Request
Copy out every line containing the word "this".

===============

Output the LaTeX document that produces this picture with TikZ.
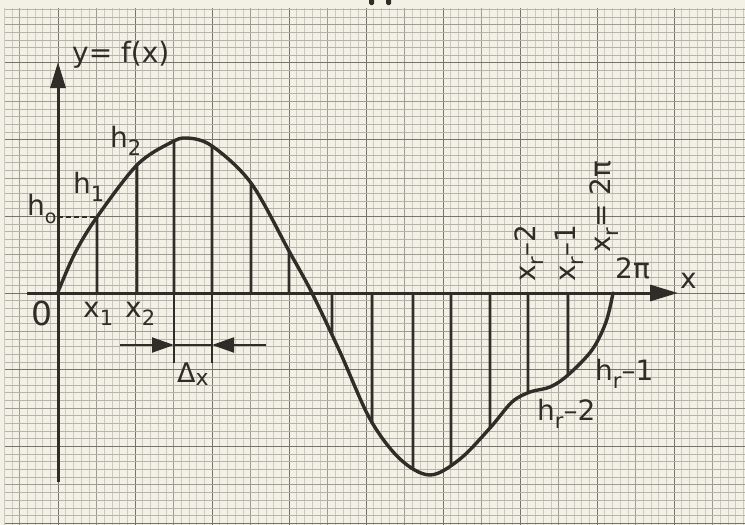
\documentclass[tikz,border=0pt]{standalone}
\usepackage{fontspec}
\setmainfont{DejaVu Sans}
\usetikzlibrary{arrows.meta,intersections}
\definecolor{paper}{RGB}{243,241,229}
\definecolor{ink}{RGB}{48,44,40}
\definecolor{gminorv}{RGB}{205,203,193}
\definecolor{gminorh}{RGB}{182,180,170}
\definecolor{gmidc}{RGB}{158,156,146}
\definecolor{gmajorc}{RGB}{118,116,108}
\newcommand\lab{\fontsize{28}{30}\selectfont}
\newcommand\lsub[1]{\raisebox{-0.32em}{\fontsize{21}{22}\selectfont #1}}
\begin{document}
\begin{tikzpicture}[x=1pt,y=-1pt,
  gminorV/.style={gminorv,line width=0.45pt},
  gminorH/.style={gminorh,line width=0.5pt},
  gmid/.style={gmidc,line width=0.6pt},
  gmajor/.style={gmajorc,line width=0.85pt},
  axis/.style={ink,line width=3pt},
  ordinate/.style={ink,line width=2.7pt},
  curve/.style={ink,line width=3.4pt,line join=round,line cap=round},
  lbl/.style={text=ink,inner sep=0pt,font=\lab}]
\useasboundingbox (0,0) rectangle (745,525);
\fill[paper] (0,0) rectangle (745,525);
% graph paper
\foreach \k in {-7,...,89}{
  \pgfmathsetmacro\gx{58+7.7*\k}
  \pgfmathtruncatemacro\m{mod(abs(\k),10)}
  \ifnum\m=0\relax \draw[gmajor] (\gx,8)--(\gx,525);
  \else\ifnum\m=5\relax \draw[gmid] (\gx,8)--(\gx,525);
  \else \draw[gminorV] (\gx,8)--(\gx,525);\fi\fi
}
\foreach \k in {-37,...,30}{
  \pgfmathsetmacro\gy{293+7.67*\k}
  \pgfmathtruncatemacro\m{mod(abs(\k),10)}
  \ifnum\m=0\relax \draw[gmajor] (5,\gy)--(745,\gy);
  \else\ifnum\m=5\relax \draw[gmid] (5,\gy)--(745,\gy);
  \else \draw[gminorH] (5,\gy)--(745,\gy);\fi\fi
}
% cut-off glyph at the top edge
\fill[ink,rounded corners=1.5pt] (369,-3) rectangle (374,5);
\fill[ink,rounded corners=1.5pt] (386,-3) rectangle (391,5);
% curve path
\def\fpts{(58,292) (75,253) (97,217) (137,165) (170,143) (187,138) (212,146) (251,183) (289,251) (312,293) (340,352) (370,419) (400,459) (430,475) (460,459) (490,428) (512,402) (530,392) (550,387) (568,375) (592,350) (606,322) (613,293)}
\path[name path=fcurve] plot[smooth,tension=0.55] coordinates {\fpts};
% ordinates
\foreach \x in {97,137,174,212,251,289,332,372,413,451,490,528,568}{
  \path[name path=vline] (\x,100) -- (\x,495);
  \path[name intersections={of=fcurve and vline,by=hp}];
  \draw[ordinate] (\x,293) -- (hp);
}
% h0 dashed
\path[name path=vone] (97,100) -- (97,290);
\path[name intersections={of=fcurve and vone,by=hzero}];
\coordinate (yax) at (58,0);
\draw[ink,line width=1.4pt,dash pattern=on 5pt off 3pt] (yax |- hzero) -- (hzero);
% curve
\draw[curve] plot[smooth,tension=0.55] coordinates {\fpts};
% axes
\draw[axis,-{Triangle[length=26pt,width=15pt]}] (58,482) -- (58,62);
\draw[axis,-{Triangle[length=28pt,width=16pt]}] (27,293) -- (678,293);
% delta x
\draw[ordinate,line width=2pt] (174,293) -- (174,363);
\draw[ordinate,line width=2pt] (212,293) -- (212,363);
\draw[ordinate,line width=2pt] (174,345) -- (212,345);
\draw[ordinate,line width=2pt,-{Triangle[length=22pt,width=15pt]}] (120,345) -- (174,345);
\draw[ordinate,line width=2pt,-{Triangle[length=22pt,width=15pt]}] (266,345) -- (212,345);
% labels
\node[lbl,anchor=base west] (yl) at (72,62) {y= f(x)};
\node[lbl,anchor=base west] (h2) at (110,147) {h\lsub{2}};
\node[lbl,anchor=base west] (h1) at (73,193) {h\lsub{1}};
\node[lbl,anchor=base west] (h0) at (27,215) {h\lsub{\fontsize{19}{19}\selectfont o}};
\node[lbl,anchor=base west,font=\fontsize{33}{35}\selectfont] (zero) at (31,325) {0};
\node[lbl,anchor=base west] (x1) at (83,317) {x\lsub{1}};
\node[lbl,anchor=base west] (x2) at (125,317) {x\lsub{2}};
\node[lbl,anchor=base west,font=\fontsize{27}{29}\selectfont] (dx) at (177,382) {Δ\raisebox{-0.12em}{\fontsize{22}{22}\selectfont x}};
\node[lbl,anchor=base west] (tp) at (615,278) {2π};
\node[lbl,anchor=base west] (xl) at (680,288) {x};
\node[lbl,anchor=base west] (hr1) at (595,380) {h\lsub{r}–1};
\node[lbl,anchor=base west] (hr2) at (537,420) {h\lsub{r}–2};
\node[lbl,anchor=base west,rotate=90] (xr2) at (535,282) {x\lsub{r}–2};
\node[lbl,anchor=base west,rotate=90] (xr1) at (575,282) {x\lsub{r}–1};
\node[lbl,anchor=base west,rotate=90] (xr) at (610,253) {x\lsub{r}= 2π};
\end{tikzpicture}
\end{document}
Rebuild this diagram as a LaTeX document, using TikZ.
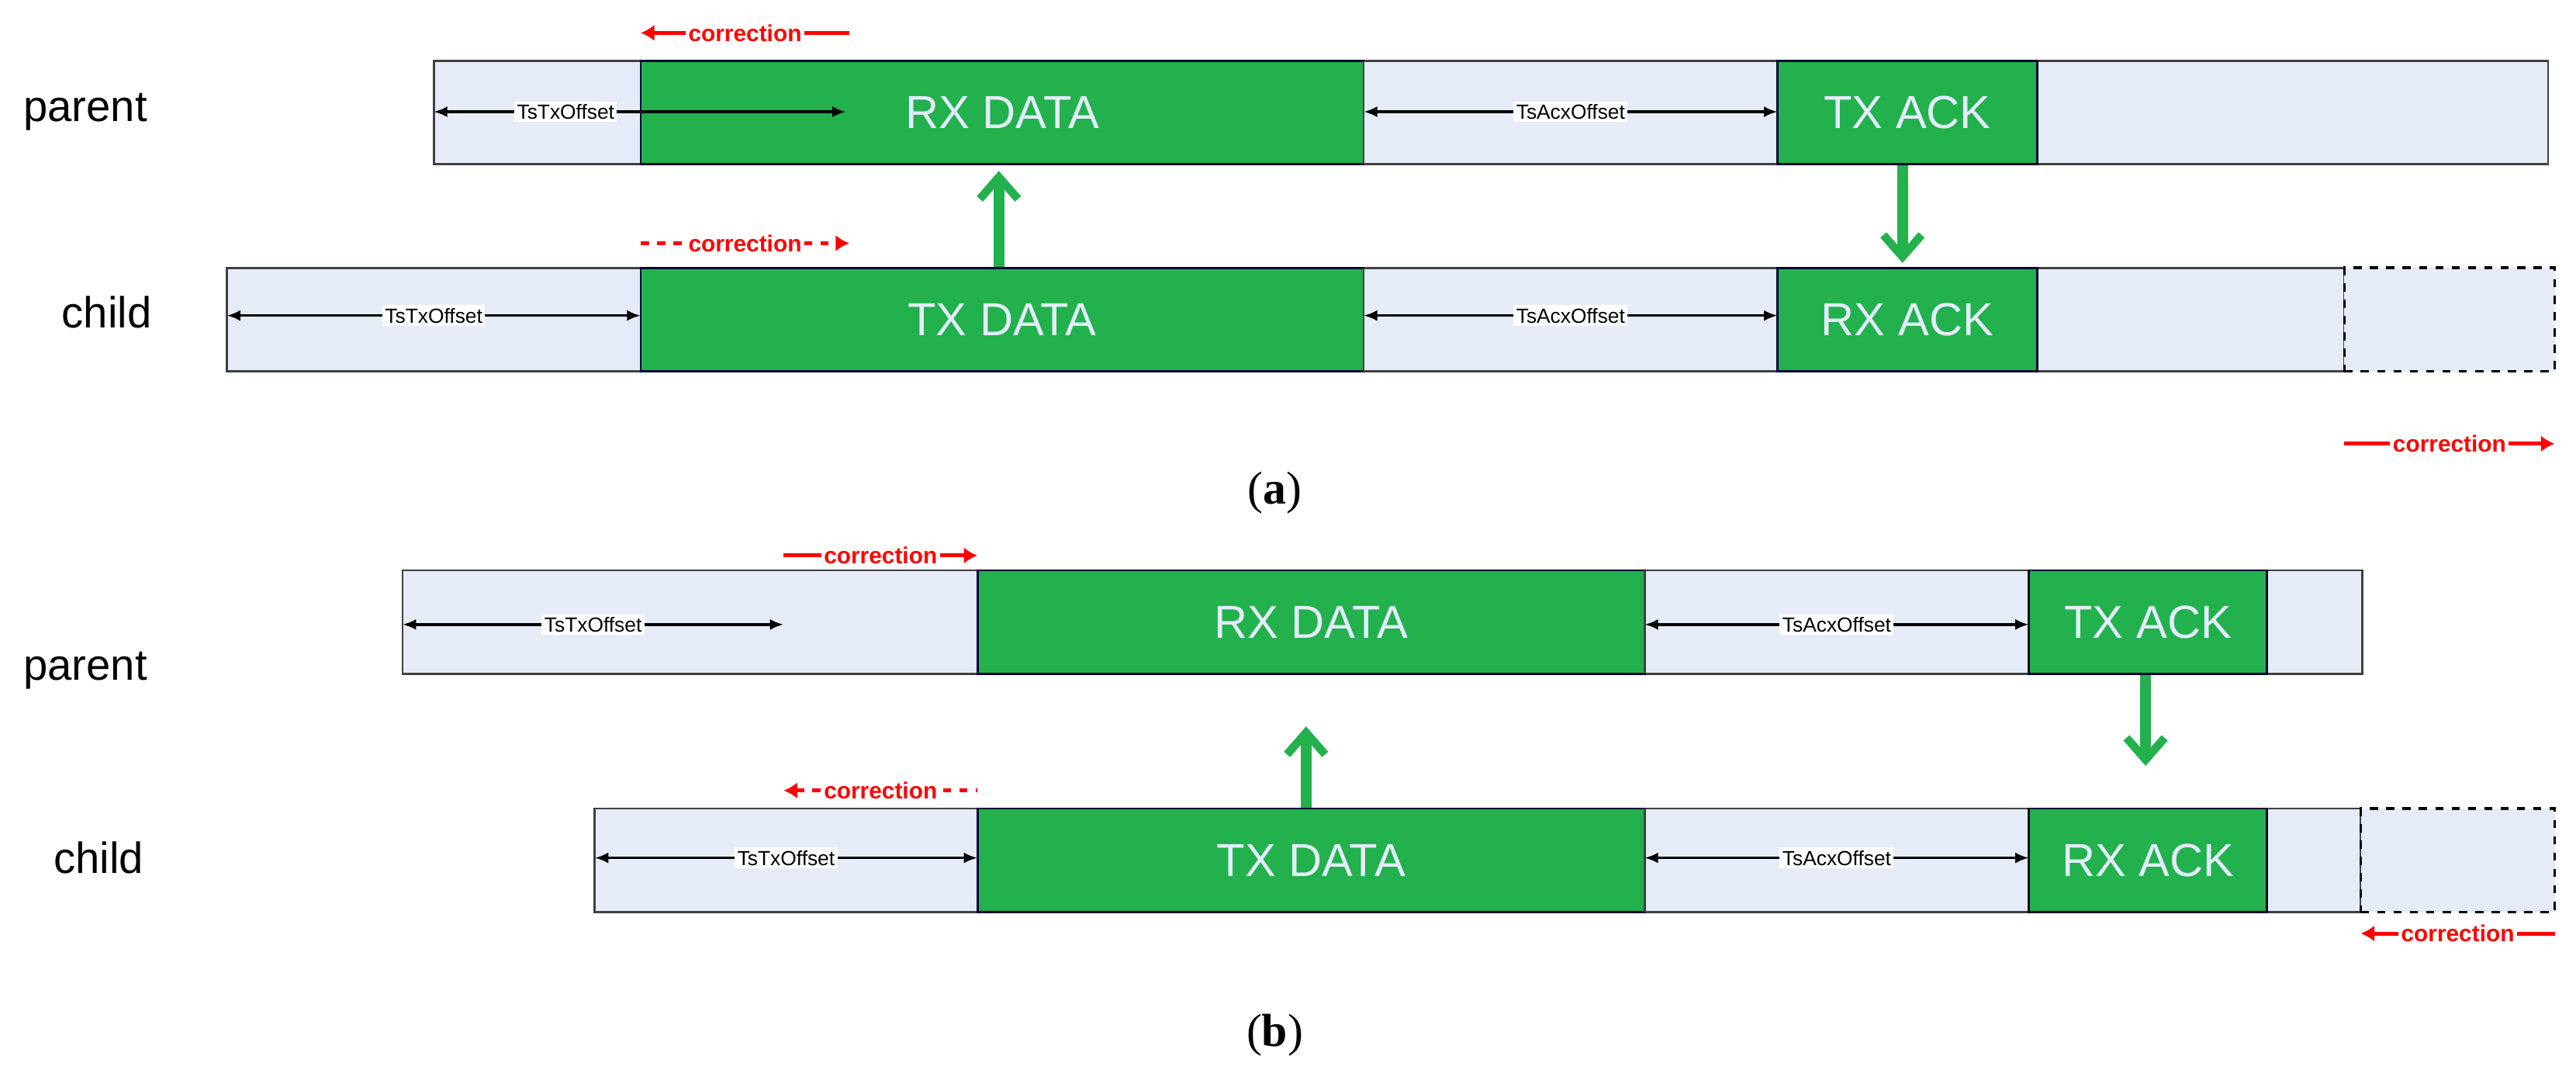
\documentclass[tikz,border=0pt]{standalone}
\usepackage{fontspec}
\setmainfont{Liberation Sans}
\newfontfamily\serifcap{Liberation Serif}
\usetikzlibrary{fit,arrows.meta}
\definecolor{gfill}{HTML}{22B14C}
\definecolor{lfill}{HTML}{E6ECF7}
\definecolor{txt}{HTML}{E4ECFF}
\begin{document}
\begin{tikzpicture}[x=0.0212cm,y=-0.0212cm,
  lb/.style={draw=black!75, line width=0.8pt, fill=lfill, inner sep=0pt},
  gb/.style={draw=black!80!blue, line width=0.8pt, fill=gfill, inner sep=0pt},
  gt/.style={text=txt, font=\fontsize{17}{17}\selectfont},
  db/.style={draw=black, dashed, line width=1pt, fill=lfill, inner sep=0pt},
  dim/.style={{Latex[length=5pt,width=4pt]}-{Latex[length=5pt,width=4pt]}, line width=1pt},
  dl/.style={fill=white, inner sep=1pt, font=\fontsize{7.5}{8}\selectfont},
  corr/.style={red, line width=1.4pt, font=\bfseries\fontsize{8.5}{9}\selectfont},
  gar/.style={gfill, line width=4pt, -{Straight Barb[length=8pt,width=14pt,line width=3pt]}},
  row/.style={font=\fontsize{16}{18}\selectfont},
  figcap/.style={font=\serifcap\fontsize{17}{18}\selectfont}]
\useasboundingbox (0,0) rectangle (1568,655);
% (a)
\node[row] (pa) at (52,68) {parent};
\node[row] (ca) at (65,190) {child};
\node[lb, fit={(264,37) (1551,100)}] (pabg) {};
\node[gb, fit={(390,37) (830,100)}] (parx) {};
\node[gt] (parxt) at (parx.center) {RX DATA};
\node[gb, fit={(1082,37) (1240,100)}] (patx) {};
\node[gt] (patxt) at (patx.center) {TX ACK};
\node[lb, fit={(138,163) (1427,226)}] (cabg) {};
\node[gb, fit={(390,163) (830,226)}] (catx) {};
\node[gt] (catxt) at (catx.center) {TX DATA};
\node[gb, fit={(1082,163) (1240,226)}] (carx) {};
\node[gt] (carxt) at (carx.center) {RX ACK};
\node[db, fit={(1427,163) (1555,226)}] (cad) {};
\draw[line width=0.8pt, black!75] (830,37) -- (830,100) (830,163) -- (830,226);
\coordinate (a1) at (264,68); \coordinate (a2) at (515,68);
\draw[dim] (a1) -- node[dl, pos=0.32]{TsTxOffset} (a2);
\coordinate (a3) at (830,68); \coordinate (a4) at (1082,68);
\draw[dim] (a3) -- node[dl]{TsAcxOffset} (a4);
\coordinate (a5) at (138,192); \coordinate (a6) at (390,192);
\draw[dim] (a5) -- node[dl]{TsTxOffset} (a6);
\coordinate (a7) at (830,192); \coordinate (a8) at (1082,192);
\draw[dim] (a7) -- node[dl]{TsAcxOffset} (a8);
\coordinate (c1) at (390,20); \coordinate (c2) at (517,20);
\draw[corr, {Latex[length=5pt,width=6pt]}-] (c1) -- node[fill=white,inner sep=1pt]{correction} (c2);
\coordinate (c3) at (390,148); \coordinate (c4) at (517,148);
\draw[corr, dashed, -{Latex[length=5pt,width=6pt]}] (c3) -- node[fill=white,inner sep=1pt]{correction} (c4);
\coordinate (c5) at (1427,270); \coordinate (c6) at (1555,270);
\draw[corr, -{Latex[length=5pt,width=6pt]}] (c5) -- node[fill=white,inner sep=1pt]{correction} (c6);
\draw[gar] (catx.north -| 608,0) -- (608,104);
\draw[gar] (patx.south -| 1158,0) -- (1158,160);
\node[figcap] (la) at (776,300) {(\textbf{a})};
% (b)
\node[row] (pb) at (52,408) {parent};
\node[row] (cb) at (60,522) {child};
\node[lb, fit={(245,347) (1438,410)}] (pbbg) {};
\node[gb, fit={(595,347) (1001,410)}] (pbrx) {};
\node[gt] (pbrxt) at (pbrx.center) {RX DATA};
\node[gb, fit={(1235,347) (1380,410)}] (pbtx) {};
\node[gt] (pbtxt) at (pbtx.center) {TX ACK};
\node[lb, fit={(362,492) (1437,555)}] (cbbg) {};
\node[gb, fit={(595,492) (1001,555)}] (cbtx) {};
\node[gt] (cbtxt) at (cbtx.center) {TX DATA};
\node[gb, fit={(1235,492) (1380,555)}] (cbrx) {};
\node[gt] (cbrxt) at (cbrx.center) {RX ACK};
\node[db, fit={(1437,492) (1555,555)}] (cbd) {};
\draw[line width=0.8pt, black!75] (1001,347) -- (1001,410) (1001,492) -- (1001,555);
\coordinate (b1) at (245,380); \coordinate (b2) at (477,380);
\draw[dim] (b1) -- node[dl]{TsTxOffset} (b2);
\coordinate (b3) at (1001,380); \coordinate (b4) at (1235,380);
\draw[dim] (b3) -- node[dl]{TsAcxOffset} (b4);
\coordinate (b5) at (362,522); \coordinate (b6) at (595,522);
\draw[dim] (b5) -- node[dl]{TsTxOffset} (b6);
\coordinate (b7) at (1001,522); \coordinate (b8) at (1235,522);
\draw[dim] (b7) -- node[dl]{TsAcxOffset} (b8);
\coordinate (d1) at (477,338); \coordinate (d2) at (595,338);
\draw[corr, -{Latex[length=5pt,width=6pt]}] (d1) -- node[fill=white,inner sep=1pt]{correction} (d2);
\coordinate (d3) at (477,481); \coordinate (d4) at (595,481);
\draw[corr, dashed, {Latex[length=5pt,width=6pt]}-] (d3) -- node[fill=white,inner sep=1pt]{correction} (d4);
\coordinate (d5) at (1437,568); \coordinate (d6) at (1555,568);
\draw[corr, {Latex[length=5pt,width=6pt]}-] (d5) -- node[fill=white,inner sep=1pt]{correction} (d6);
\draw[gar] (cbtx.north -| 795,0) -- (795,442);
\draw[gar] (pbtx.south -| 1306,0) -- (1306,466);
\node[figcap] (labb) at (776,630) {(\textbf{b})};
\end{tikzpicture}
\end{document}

===============

Completed exercise
Output the LaTeX document that produces this picture with TikZ.
Rebuild this diagram as a LaTeX document, using TikZ.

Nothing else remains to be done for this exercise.